Note only do I agree with your first sentiment about memory management, I figured agreeing with it is a given for this community.
If you haven't read TFA, let me suggest something before you do.

Don't.

This is the kind of post that is not up to this community's standards.

So of course, I went ahead and read it. And you're right. It was a waste of time.
I don't code desktop software at this time, but as a user of desktop software I will always look for native programs first, i.e. for software written in the same ecosystem as the operating system. And only if its not available, I will accept Mono/JVM-based implementation.

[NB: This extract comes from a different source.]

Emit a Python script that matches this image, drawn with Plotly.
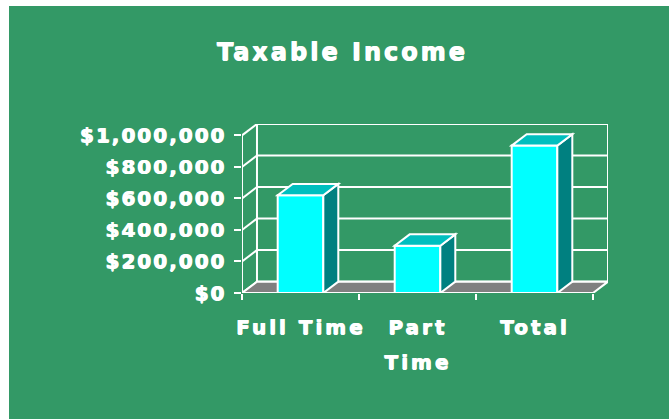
import plotly.graph_objects as go

# --- data ---------------------------------------------------------------
categories = ["Full Time", "Part<br>Time", "Total"]
income = [620000, 300000, 935000]
y_ticks = [0, 200000, 400000, 600000, 800000, 1000000]
y_tick_labels = ["$0", "$200,000", "$400,000", "$600,000", "$800,000", "$1,000,000"]

# --- styling ------------------------------------------------------------
GREEN = "#339966"
FRONT = "#00FFFF"
SIDE = "#008080"
TOP = "#00BFBF"
FLOOR = "#808080"
WHITE = "#FFFFFF"
FONT = "DejaVu Sans"
HEAVY = "1px 0 0 #fff, 0.5px 0.5px 0 #fff"   # thickens the bold glyphs

W, H = 669, 419
ML, MR, MT, MB = 242, 61, 124, 126

BAR_W = 0.39          # bar width in category units
DX = 0.128            # depth offset along x (category units)
DY = 72000            # depth offset along y (dollars)
X0, X1 = -0.5, len(categories) - 0.5
Y_TOP = max(y_ticks)

LABEL_PX = 20         # glyph size of the category labels
LINE_BOX = 27         # font size that sets the line pitch of wrapped labels


def spaced(txt, px, size=None):
    style = f"letter-spacing:{px}px"
    if size:
        style += f";font-size:{size}px"
    return f"<span style='{style}'>{txt}</span>"


def cat_label(txt):
    return "<br>".join(spaced(part, 3, LABEL_PX) for part in txt.split("<br>"))


xs = list(range(len(categories)))

fig = go.Figure()
fig.add_trace(go.Bar(
    x=xs, y=income, width=BAR_W,
    marker=dict(color=FRONT, line=dict(color=WHITE, width=2)),
    hoverinfo="skip",
))

shapes = []

def poly(pts, fill, layer, lw=2):
    path = "M " + " L ".join(f"{x},{y}" for x, y in pts) + " Z"
    return dict(type="path", path=path, xref="x", yref="y",
                fillcolor=fill, line=dict(color=WHITE, width=lw), layer=layer)

def seg(xa, ya, xb, yb, layer="below", lw=2):
    return dict(type="line", x0=xa, y0=ya, x1=xb, y1=yb, xref="x", yref="y",
                line=dict(color=WHITE, width=lw), layer=layer)

# back wall and its gridlines
shapes.append(poly([(X0 + DX, DY), (X1 + DX, DY), (X1 + DX, Y_TOP + DY),
                    (X0 + DX, Y_TOP + DY)], "rgba(0,0,0,0)", "below"))
for v in y_ticks:
    shapes.append(seg(X0 + DX, v + DY, X1 + DX, v + DY))
    shapes.append(seg(X0, v, X0 + DX, v + DY))
# left wall front edge
shapes.append(seg(X0, 0, X0, Y_TOP))
# floor
shapes.append(poly([(X0, 0), (X1, 0), (X1 + DX, DY), (X0 + DX, DY)], FLOOR, "below"))

# side and top faces of each bar
for x, v in zip(xs, income):
    xl, xr = x - BAR_W / 2, x + BAR_W / 2
    shapes.append(poly([(xr, 0), (xr + DX, DY), (xr + DX, v + DY), (xr, v)], SIDE, "above"))
    shapes.append(poly([(xl, v), (xr, v), (xr + DX, v + DY), (xl + DX, v + DY)], TOP, "above"))

# white border strips at the left and top of the page
pw = W - ML - MR
ph = H - MT - MB
def px_x(p):
    return (p - ML) / pw
def px_y(p):
    return 1 - (p - MT) / ph
shapes.append(dict(type="rect", xref="paper", yref="paper",
                   x0=px_x(0), x1=px_x(9), y0=px_y(H), y1=px_y(0),
                   fillcolor=WHITE, line=dict(width=0), layer="below"))
shapes.append(dict(type="rect", xref="paper", yref="paper",
                   x0=px_x(0), x1=px_x(W), y0=px_y(6), y1=px_y(0),
                   fillcolor=WHITE, line=dict(width=0), layer="below"))

fig.update_layout(
    width=W, height=H,
    margin=dict(l=ML, r=MR, t=MT, b=MB, pad=0),
    paper_bgcolor=GREEN, plot_bgcolor="rgba(0,0,0,0)",
    showlegend=False,
    title=dict(text=spaced("Taxable Income", 3), x=342 / W, xanchor="center",
               xref="container", y=1 - 52 / H, yref="container", yanchor="middle",
               font=dict(family=FONT, size=24, color=WHITE, weight="bold", shadow=HEAVY)),
    xaxis=dict(
        range=[X0, X1 + DX], tickmode="array", tickvals=xs,
        ticktext=[cat_label(c) for c in categories],
        ticks="", showgrid=False, zeroline=False, showline=False,
        tickfont=dict(family=FONT, size=LINE_BOX, color=WHITE, weight="bold", shadow=HEAVY),
        ticklabelstandoff=13,
        minor=dict(tickmode="array", tickvals=[X0 + i for i in range(len(categories) + 1)],
                   ticks="outside", ticklen=6, tickwidth=2, tickcolor=WHITE, showgrid=False),
    ),
    yaxis=dict(
        range=[0, Y_TOP + DY], tickmode="array", tickvals=y_ticks,
        ticktext=[spaced(t, 2) for t in y_tick_labels],
        ticks="outside", ticklen=7, tickwidth=2, tickcolor=WHITE,
        showgrid=False, zeroline=False, showline=False,
        tickfont=dict(family=FONT, size=20, color=WHITE, weight="bold", shadow=HEAVY),
        ticklabelstandoff=4,
    ),
    shapes=shapes,
)

fig.write_html("out.html")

The reason is simple: shared libraries. This is why Safari starts up so freakishly fast - because most of the runtime it uses has already been pre-loaded by other OSX apps written in Objectve-C. Even before I launch Safari most of it is already in memory.

This is also why Microsoft Office launches nearly instantly, which is really impressive, considering its size and complexity (compare that to JVM-based Eclipse).

.NET and especially JVM-based software share nothing. When they start, they need to load their own private copies of memory manager, JPEG decoding, ZIP compressing, console printing, file/network I/O and many other megabytes of stuff I already have in RAM, provided by the OS.

The solution IS NOT to keep coding in C family forever. The solution is to integrate a VM into an operating system (Symbolics). There is no reason to have more than one threading manager, garbage collector and JIT compiler loaded in a computer memory at any given time. Not only it will provide tremendous increase in programmers productivity, but it will also drastically simplify interprocess communication, increase availability and accessibility of libraries and save on RAM big time. Google's Android (seems like) is exactly that: custom JVM promoted to an OS status.

Article needs to be run through an editor at least twice. Flagged.